Html Proofer

There is a great gem called html-proofer by Garen Torikian that will check html files for a bunch of things like: invalid markup, broken images, dead hyperlinks, bad favicons, etc.

When html-proofer checks for valid external links it actually makes external HTTP calls using Typhoeus. It determines whether a link is external or not by looking for http in the url. For internal links it simply checks whether the file exists or not.

This means, throughout your site, you should use relative links for internal links so that when html-proofer runs it will not make external network calls and slow down the test build. This is also a good practice anyway and because it keep your html pages smaller.

The issue is that there is a place where the use of absolute urls is appropriate. Google recommends that you use absolute urls to help them identify the canonical url for a piece of content.

Avoid errors: use absolute paths rather than relative paths with the rel="canonical" link element.

Use this structure: https://www.example.com/dresses/green/greendresss.html

Not this structure: /dresses/green/greendress.html).

Google recommends placing them in the head link tag like this.

<link rel="canonical" href="https://blog.example.com/dresses/green-dresses-are-awesome" />

Doing what google recommends, html-proofer finds an error for any posts that have not yet been published on the live site. Here is an example:

- ./_site/2015/08/31/getting-html-proofer-to-work-with-canonical-url-for-google-seo/index.html
  *  External link http://tongueroo.com/2015/08/31/getting-html-proofer-to-work-with-canonical-url-for-google-seo/ failed: 404 No error

Workaround Fix

There is a closed GitHub issue covering this canonical url issue. Understandably, support will likely not be added for this edge case.
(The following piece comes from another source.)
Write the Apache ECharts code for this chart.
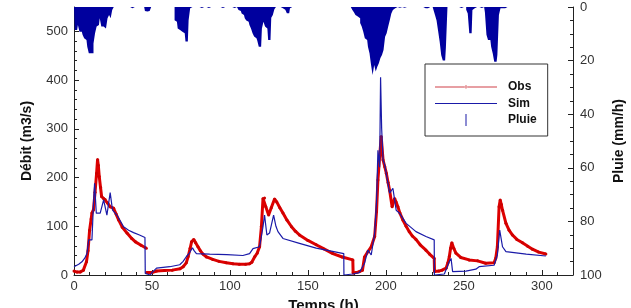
<!DOCTYPE html>
<html>
<head>
<meta charset="utf-8">
<script src="https://cdn.jsdelivr.net/npm/echarts@6/dist/echarts.min.js"></script>
<style>
  html, body { margin: 0; padding: 0; background: #fff; }
  #chart { width: 631px; height: 308px; }
</style>
</head>
<body>
<div id="chart"></div>
<script>
// debit observe [temps h, m3/s] (null = coupure)
const obs = [
  [0, 8], [2, 6], [4, 6], [6, 10], [8, 27], [9, 50], [10, 92], [11, 115], [11.5, 127], [12.5, 134],
  [13.5, 170], [14.5, 209], [15.1, 237], [15.6, 225], [16.2, 202], [17, 180], [17.7, 161], [19, 157],
  [20, 155], [21.5, 148], [23.2, 140], [25.4, 137], [27, 125], [28.6, 113], [31, 98], [34, 86],
  [37, 75], [39.4, 68], [43, 61], [46.4, 55], [46.45, null], [46.5, 5], [50, 5], [53, 8], [58, 9],
  [63, 10], [68, 13], [70, 17], [72, 25], [73.2, 38], [74.5, 55], [75.4, 68], [76.8, 73], [78, 66],
  [79.5, 58], [81, 50], [82.7, 43], [85, 37], [89, 32], [93, 28], [97.7, 25], [102, 23], [106, 22],
  [110, 22], [112.6, 23], [114, 26], [116, 38], [117.5, 45], [119, 58], [120.2, 100], [121.2, 157],
  [122.2, 158], [123, 140], [124.8, 123], [126.5, 138], [128.6, 156], [130, 150], [132, 138],
  [134, 127], [136.5, 113], [139.5, 99], [142, 90], [144.6, 82], [150, 71], [155.3, 62], [160, 54],
  [166, 44], [172, 37], [178.8, 31], [179, 4], [181, 5], [183, 7], [185, 10], [186.3, 37], [188.5, 48],
  [190.6, 58], [192.8, 79], [194, 130], [194.9, 195], [196, 243], [197, 284], [198.2, 236],
  [199.3, 222], [200.3, 209], [201.4, 190], [202.4, 174], [204, 140], [205.6, 157], [206.5, 150],
  [207.7, 140], [209, 127], [210.9, 113], [213, 100], [215, 89], [217, 80], [219.3, 73], [222, 62],
  [225.7, 51], [228, 43], [231, 34], [231.2, 7], [234, 8], [236, 10], [238.6, 14], [239.8, 25],
  [240.7, 38], [241.5, 55], [242.3, 66], [243.5, 55], [244.9, 45], [248, 36], [253.4, 31],
  [258.8, 29], [264, 24], [269.4, 25], [270.5, 35], [271.5, 58], [272.6, 140], [273.3, 154],
  [274, 145], [274.8, 133], [277, 106], [279, 92], [281.2, 82], [284, 73], [287.6, 66], [291, 59],
  [294, 53], [298, 47], [302.6, 43]
]

// debit simule [temps h, m3/s]
const sim = [
  [0, 17], [3, 22], [5.1, 27], [7, 35], [8.3, 44], [9.4, 72], [11.5, 72], [12.6, 154], [13.2, 188],
  [13.7, 160], [14.3, 127], [16.8, 127], [19, 154], [21.1, 123], [23.2, 169], [24.7, 133],
  [27.5, 123], [31.8, 99], [35, 92], [38.2, 87], [42, 82], [45.5, 77], [45.7, 3], [49, 0], [50, 5],
  [52.9, 14], [61.4, 17], [67.8, 21], [70, 28], [72.1, 38], [74, 45], [76, 56], [77, 50], [78.5, 44],
  [87, 43], [98, 42], [108.3, 40], [112.6, 44], [114.8, 54], [119, 58], [120.2, 80], [121.2, 99],
  [122.2, 123], [123.7, 82], [125.4, 86], [128, 123], [129.5, 100], [130.8, 89], [134, 75],
  [144.6, 65], [155.3, 55], [165, 49], [173, 44], [173.1, 0], [178.8, 2], [183, 5], [186.3, 24],
  [188.5, 51], [190.6, 41], [192.8, 86], [194, 150], [194.9, 256], [196, 221], [196.6, 406],
  [197.3, 300], [198.2, 236], [199.3, 226], [200.3, 230], [202.4, 168], [204.5, 178], [206.6, 133],
  [208.7, 127], [213, 106], [219.3, 89], [225.7, 79], [231, 72], [231.1, 0], [237.5, 2], [238.6, 5],
  [240.7, 28], [241.8, 34], [242.8, 7], [251.3, 8], [257.7, 12], [259.8, 17], [269.4, 20],
  [271.5, 41], [273, 92], [274.8, 58], [277, 48], [290, 43], [302.6, 39]
]

// pluie horaire [temps h, mm/h] (heures absentes = 0)
const pluie = [
  [1, 8.6], [2, 8.6], [3, 6.7], [4, 9.2], [5, 9.2], [6, 10.4], [7, 11.7], [8, 12.3], [9, 14.8],
  [10, 17.3], [11, 17.3], [12, 17.3], [13, 13.6], [14, 9.8], [15, 7.3], [16, 6.7], [17, 4.2],
  [18, 7.3], [19, 7.3], [20, 8], [21, 8.6], [22, 4.2], [23, 3], [24, 4.2], [25, 1.1],
  [37, 0.5], [38, 0.8], [46, 1.5], [47, 1.7], [48, 1.5], [49, 1],
  [65, 4.9], [66, 5.5], [67, 8], [68, 8.6], [69, 9.2], [70, 9.2], [71, 9.8], [72, 12.9], [73, 12.9],
  [74, 4.9], [75, 0.5], [82, 0.4], [86, 0.4], [90, 0.4], [95, 0.4], [99, 0.4], [103, 0.4],
  [106, 1.1], [107, 1.5], [108, 2.4], [109, 3], [110, 4.2], [111, 5], [112, 5.5], [113, 6.7],
  [114, 8], [115, 9.8], [116, 11], [117, 11.7], [118, 12.5], [119, 14.8], [120, 14.8], [121, 8],
  [122, 5.5], [123, 7.3], [124, 8], [125, 12.3], [126, 12.3], [127, 4], [128, 3], [129, 0.8],
  [134, 0.5], [135, 1], [136, 1], [137, 2.3], [138, 2.3], [139, 0.5],
  [179, 1.1], [180, 2], [181, 3], [182, 3.5], [183, 4.2], [184, 6], [185, 7.3], [186, 9.2],
  [187, 11.7], [188, 12.3], [189, 14.8], [190, 17.3], [191, 21.6], [192, 25.4], [193, 21.6],
  [194, 24.1], [195, 22.3], [196, 21], [197, 19], [198, 17.9], [199, 16], [200, 11.1], [201, 9.8],
  [202, 7.3], [203, 4.9], [204, 2.4], [205, 1.1], [206, 0.5], [209, 0.3], [212, 0.3],
  [225, 0.5], [227, 0.5],
  [231, 1], [232, 3], [233, 5], [234, 9], [235, 13], [236, 18], [237, 20], [238, 20], [239, 15],
  [246, 0.4], [248, 0.4], [252, 1], [253, 2.4], [254, 9.8], [255, 9.8], [256, 1.1], [257, 0.5],
  [259, 0.4], [261, 0.4],
  [264, 2], [265, 10.4], [266, 12.3], [267, 12.3], [268, 14.8], [269, 17.3], [270, 20.4],
  [271, 20.4], [272, 17.9], [273, 3], [274, 0.5], [275, 0.5], [276, 0.5]
]

// serie horaire complete 0..320 h pour le trace en escalier
const pluieMap = new Map(pluie)
const pluieHoraire = []
for (let h = 0; h <= 320; h++) {
  pluieHoraire.push([h, pluieMap.get(h) || 0])
}

const axisFont = { color: '#333', fontSize: 13, fontFamily: 'Liberation Sans, Arial, sans-serif' }
const nameFont = { color: '#111', fontSize: 14, fontWeight: 'bold', fontFamily: 'Liberation Sans, Arial, sans-serif' }

const chart = echarts.init(document.getElementById('chart'))

chart.setOption({
  animation: false,
  backgroundColor: '#fff',
  grid: { left: 74, right: 58, top: 7, bottom: 33, outerBoundsMode: 'none', containLabel: false },
  legend: {
    orient: 'vertical',
    left: 425,
    top: 64,
    padding: [17, 11, 10, 10],
    itemWidth: 62,
    itemHeight: 12,
    itemGap: 4.5,
    borderColor: '#333',
    borderWidth: 1,
    backgroundColor: '#fff',
    textStyle: { color: '#111', fontSize: 12, fontWeight: 'bold', fontFamily: 'Liberation Sans, Arial, sans-serif', padding: [0, 0, 0, 6] },
    data: [
      { name: 'Obs', icon: 'path://M0,5.6L62,5.6L62,6.4L0,6.4Z M29.6,6a1.4,1.4 0 1,0 2.8,0a1.4,1.4 0 1,0 -2.8,0Z', itemStyle: { color: '#d04048' } },
      { name: 'Sim', icon: 'path://M0,0L62,0L62,1.1L0,1.1Z', itemStyle: { color: '#1a1aa8' } },
      { name: 'Pluie', icon: 'path://M0,0L1,0L1,12L0,12Z', itemStyle: { color: '#1a1aa8' } }
    ]
  },
  xAxis: {
    type: 'value',
    min: 0,
    max: 320,
    interval: 50,
    name: 'Temps (h)',
    nameLocation: 'middle',
    nameGap: 20,
    nameTextStyle: Object.assign({}, nameFont, { fontSize: 15, verticalAlign: 'top' }),
    axisLine: { lineStyle: { color: '#222', width: 1 } },
    axisTick: { inside: true, length: 5, lineStyle: { color: '#222' } },
    minorTick: { show: true, splitNumber: 5, length: 3, lineStyle: { color: '#222' } },
    axisLabel: Object.assign({ margin: 5, showMaxLabel: false }, axisFont),
    splitLine: { show: false }
  },
  yAxis: [
    {
      type: 'value',
      min: 0,
      max: 550,
      interval: 100,
      name: 'Débit (m3/s)',
      nameLocation: 'middle',
      nameGap: 40,
      nameTextStyle: nameFont,
      axisLine: { show: true, lineStyle: { color: '#222', width: 1 } },
      axisTick: { inside: true, length: 5, lineStyle: { color: '#222' } },
      minorTick: { show: true, splitNumber: 5, length: 3, lineStyle: { color: '#222' } },
      axisLabel: Object.assign({ margin: 6, showMaxLabel: false }, axisFont),
      splitLine: { show: false }
    },
    {
      type: 'value',
      min: 0,
      max: 100,
      interval: 20,
      inverse: true,
      position: 'right',
      name: 'Pluie (mm/h)',
      nameLocation: 'middle',
      nameRotate: 90,
      nameGap: 38,
      nameTextStyle: nameFont,
      axisLine: { show: true, lineStyle: { color: '#222', width: 1 } },
      axisTick: { inside: true, length: 5, lineStyle: { color: '#222' } },
      minorTick: { show: true, splitNumber: 4, length: 3, lineStyle: { color: '#222' } },
      axisLabel: Object.assign({ margin: 7 }, axisFont),
      splitLine: { show: false }
    }
  ],
  series: [
    {
      name: 'Pluie',
      type: 'line',
      yAxisIndex: 1,
      data: pluieHoraire,
      step: 'middle',
      showSymbol: false,
      symbol: 'none',
      itemStyle: { color: '#00009e' },
      lineStyle: { width: 0 },
      areaStyle: { color: '#00009e', opacity: 1 },
      z: 1
    },
    {
      name: 'Obs',
      type: 'line',
      data: obs,
      symbol: 'circle',
      symbolSize: 3,
      showSymbol: true,
      itemStyle: { color: '#cc0000' },
      lineStyle: { color: '#dd0000', width: 3 },
      connectNulls: false,
      z: 2
    },
    {
      name: 'Sim',
      type: 'line',
      data: sim,
      showSymbol: false,
      symbol: 'none',
      itemStyle: { color: '#1a1aa8' },
      lineStyle: { color: '#1a1aa8', width: 1.2 },
      z: 3
    }
  ]
})
</script>
</body>
</html>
Fortunately a workaround for this issue is to use the html_swap option.

HTML::Proofer.new(
  "./_site",
  # hacks to get html proof to pass links we wanted ignored
  href_swap: {
    'http://tongueroo.com' => '', # canonical link in head
  }
).run

Using the html_swap option to swap out the domain of the site, in my case tongueroo.com, and replacing it with a blank string will make html-proofer think these are relative links and hence only check for the existence of the file versus making the actual HTTP request.